Dean Clark was born in Royalton, Vermont in 1837 to Jedediah and Mary Clark. He helped his father on their farm and was still working there in 1860 at the age of 23. Dean married Harriet Horton Bardy in 1863 in Sudbury, Vermont where he worked as a physician. It is unclear what happened to Harriet. By 1870, Dean was traveling the country as a Spiritualist lecturer.

Dean lived in several communities, from Chicago, Illinois to Oakland and San Francisco, California, to Portland, Oregon from 1872 to 1886. He returned to the Boston area in 1887, but still travelled widely. He was speaker at the Liberal Spiritualist Society in Oakland at their 44th anniversary celebration in 1892. In 1900 he was a representative of the American National Spiritualist Association at the Paris Congress and visited London while abroad.
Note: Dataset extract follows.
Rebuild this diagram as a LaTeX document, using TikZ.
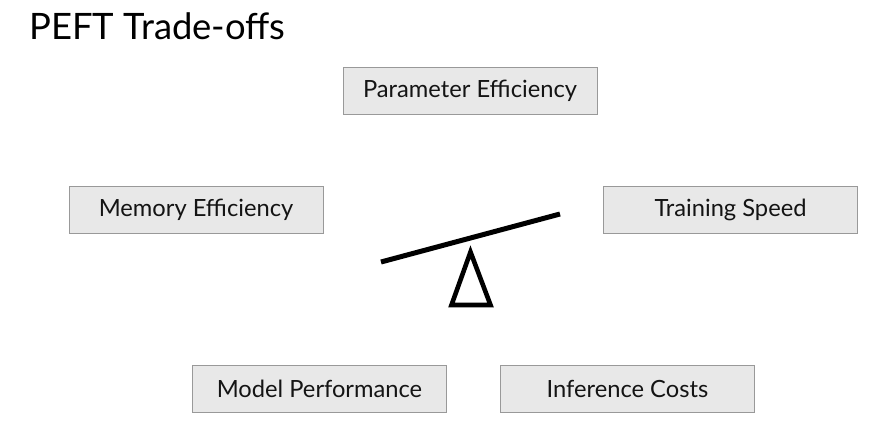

A Guide to Mediumship and Psychical Unfoldment by E. W. and M. H. Wallis contained several quotes from Dean dealing with mediumship, magnetism, and physical phenomena. One from the Banner of Light stated: “The word mediumship, as understood and used by Spiritualists, technically speaking, means a susceptibility to the influence, and more or less control, of decarnated spirits. Physiologically, it means a peculiar nervous susceptibility to what may be termed the ‘psychic force,’ which spirits use to move the mind or body, or both, of their moral instrument.” He added that, “Novices in mediumship have no business to assume obligations they are not fully qualified to fulfill.”

In the Progressive Thinker, vol. 2 no. 36, 2 August 1890, he wrote “Our work is that of pioneers. Let us do it faithfully and well, carrying our standard in the vein, bearing the motto: ‘Spiritualism Pure and Simple, Unalloyed by Theosophic Speculations.’”

Dean was living with his brother and family in Brookline, Massachusetts in 1910. He died two years later, in September of 1912 and was buried near his hometown in Vermont.